With the images removed, repeat the data below exactly.

::: DATASET EXTRACT

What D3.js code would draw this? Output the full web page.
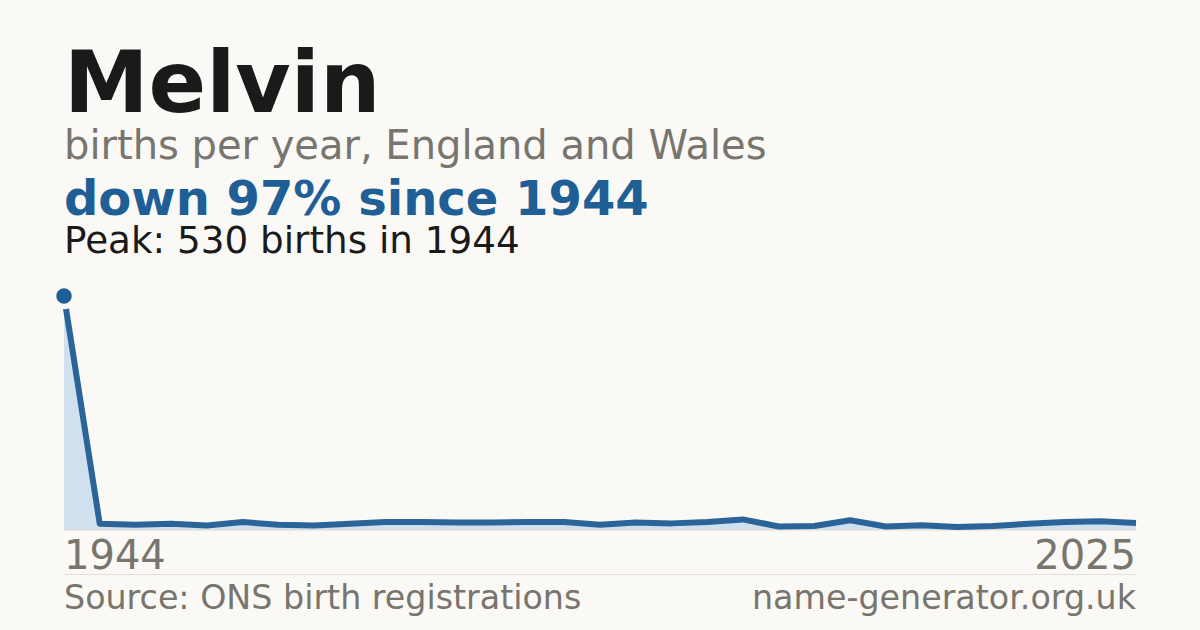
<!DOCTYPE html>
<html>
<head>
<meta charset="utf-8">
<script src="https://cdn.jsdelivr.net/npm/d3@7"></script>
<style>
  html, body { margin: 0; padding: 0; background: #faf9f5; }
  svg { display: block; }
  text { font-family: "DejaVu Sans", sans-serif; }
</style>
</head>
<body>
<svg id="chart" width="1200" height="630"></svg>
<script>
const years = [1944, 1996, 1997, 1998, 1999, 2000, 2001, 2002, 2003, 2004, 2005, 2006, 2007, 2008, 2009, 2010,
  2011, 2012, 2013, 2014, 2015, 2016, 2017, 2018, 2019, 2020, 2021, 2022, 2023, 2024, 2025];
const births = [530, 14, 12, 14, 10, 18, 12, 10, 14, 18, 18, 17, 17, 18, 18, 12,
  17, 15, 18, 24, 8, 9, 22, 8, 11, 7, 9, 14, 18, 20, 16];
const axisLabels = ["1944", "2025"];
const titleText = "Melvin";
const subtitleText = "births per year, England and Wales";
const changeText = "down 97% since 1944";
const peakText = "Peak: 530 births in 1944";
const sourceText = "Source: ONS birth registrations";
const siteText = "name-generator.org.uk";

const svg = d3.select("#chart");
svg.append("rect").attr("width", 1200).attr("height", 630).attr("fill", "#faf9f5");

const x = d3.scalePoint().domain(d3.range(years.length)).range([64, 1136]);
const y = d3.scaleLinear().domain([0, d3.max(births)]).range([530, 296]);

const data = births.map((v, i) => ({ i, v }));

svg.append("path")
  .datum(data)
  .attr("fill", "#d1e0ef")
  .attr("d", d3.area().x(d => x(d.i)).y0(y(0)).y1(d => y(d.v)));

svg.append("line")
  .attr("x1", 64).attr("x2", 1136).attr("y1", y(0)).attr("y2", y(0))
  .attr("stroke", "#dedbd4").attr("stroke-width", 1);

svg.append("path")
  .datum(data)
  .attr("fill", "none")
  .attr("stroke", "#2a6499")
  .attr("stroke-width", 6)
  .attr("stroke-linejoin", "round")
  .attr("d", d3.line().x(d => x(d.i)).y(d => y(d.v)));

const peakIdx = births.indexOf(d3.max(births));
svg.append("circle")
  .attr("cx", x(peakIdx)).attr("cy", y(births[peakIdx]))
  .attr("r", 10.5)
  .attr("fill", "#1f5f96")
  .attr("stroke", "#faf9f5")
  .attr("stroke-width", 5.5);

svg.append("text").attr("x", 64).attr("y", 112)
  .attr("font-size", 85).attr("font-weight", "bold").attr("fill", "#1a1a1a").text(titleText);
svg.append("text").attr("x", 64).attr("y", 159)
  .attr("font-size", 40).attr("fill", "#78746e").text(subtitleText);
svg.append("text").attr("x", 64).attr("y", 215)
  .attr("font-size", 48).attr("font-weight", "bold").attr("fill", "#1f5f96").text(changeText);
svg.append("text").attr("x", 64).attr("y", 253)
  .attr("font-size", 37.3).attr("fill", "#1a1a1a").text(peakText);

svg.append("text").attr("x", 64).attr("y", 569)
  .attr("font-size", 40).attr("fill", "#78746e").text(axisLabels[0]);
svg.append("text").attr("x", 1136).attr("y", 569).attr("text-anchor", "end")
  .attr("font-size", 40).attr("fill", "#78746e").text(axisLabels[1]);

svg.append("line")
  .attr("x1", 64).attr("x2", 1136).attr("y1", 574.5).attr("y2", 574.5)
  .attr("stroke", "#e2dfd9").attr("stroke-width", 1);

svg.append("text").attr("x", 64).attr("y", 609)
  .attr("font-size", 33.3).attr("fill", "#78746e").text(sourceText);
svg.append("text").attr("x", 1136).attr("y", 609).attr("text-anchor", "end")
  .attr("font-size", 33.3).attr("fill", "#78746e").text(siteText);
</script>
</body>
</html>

::::::

| FULL SOLUTION |
What D3.js code would draw this? Output the full web page.
<!DOCTYPE html>
<html>
<head>
<meta charset="utf-8">
<script src="https://cdn.jsdelivr.net/npm/d3@7"></script>
<style>
  html, body { margin: 0; padding: 0; background: #faf9f5; }
  svg { display: block; }
  text { font-family: "DejaVu Sans", sans-serif; }
</style>
</head>
<body>
<svg id="chart" width="1200" height="630"></svg>
<script>
const years = [1944, 1996, 1997, 1998, 1999, 2000, 2001, 2002, 2003, 2004, 2005, 2006, 2007, 2008, 2009, 2010,
  2011, 2012, 2013, 2014, 2015, 2016, 2017, 2018, 2019, 2020, 2021, 2022, 2023, 2024, 2025];
const births = [530, 14, 12, 14, 10, 18, 12, 10, 14, 18, 18, 17, 17, 18, 18, 12,
  17, 15, 18, 24, 8, 9, 22, 8, 11, 7, 9, 14, 18, 20, 16];
const axisLabels = ["1944", "2025"];
const titleText = "Melvin";
const subtitleText = "births per year, England and Wales";
const changeText = "down 97% since 1944";
const peakText = "Peak: 530 births in 1944";
const sourceText = "Source: ONS birth registrations";
const siteText = "name-generator.org.uk";

const svg = d3.select("#chart");
svg.append("rect").attr("width", 1200).attr("height", 630).attr("fill", "#faf9f5");

const x = d3.scalePoint().domain(d3.range(years.length)).range([64, 1136]);
const y = d3.scaleLinear().domain([0, d3.max(births)]).range([530, 296]);

const data = births.map((v, i) => ({ i, v }));

svg.append("path")
  .datum(data)
  .attr("fill", "#d1e0ef")
  .attr("d", d3.area().x(d => x(d.i)).y0(y(0)).y1(d => y(d.v)));

svg.append("line")
  .attr("x1", 64).attr("x2", 1136).attr("y1", y(0)).attr("y2", y(0))
  .attr("stroke", "#dedbd4").attr("stroke-width", 1);

svg.append("path")
  .datum(data)
  .attr("fill", "none")
  .attr("stroke", "#2a6499")
  .attr("stroke-width", 6)
  .attr("stroke-linejoin", "round")
  .attr("d", d3.line().x(d => x(d.i)).y(d => y(d.v)));

const peakIdx = births.indexOf(d3.max(births));
svg.append("circle")
  .attr("cx", x(peakIdx)).attr("cy", y(births[peakIdx]))
  .attr("r", 10.5)
  .attr("fill", "#1f5f96")
  .attr("stroke", "#faf9f5")
  .attr("stroke-width", 5.5);

svg.append("text").attr("x", 64).attr("y", 112)
  .attr("font-size", 85).attr("font-weight", "bold").attr("fill", "#1a1a1a").text(titleText);
svg.append("text").attr("x", 64).attr("y", 159)
  .attr("font-size", 40).attr("fill", "#78746e").text(subtitleText);
svg.append("text").attr("x", 64).attr("y", 215)
  .attr("font-size", 48).attr("font-weight", "bold").attr("fill", "#1f5f96").text(changeText);
svg.append("text").attr("x", 64).attr("y", 253)
  .attr("font-size", 37.3).attr("fill", "#1a1a1a").text(peakText);

svg.append("text").attr("x", 64).attr("y", 569)
  .attr("font-size", 40).attr("fill", "#78746e").text(axisLabels[0]);
svg.append("text").attr("x", 1136).attr("y", 569).attr("text-anchor", "end")
  .attr("font-size", 40).attr("fill", "#78746e").text(axisLabels[1]);

svg.append("line")
  .attr("x1", 64).attr("x2", 1136).attr("y1", 574.5).attr("y2", 574.5)
  .attr("stroke", "#e2dfd9").attr("stroke-width", 1);

svg.append("text").attr("x", 64).attr("y", 609)
  .attr("font-size", 33.3).attr("fill", "#78746e").text(sourceText);
svg.append("text").attr("x", 1136).attr("y", 609).attr("text-anchor", "end")
  .attr("font-size", 33.3).attr("fill", "#78746e").text(siteText);
</script>
</body>
</html>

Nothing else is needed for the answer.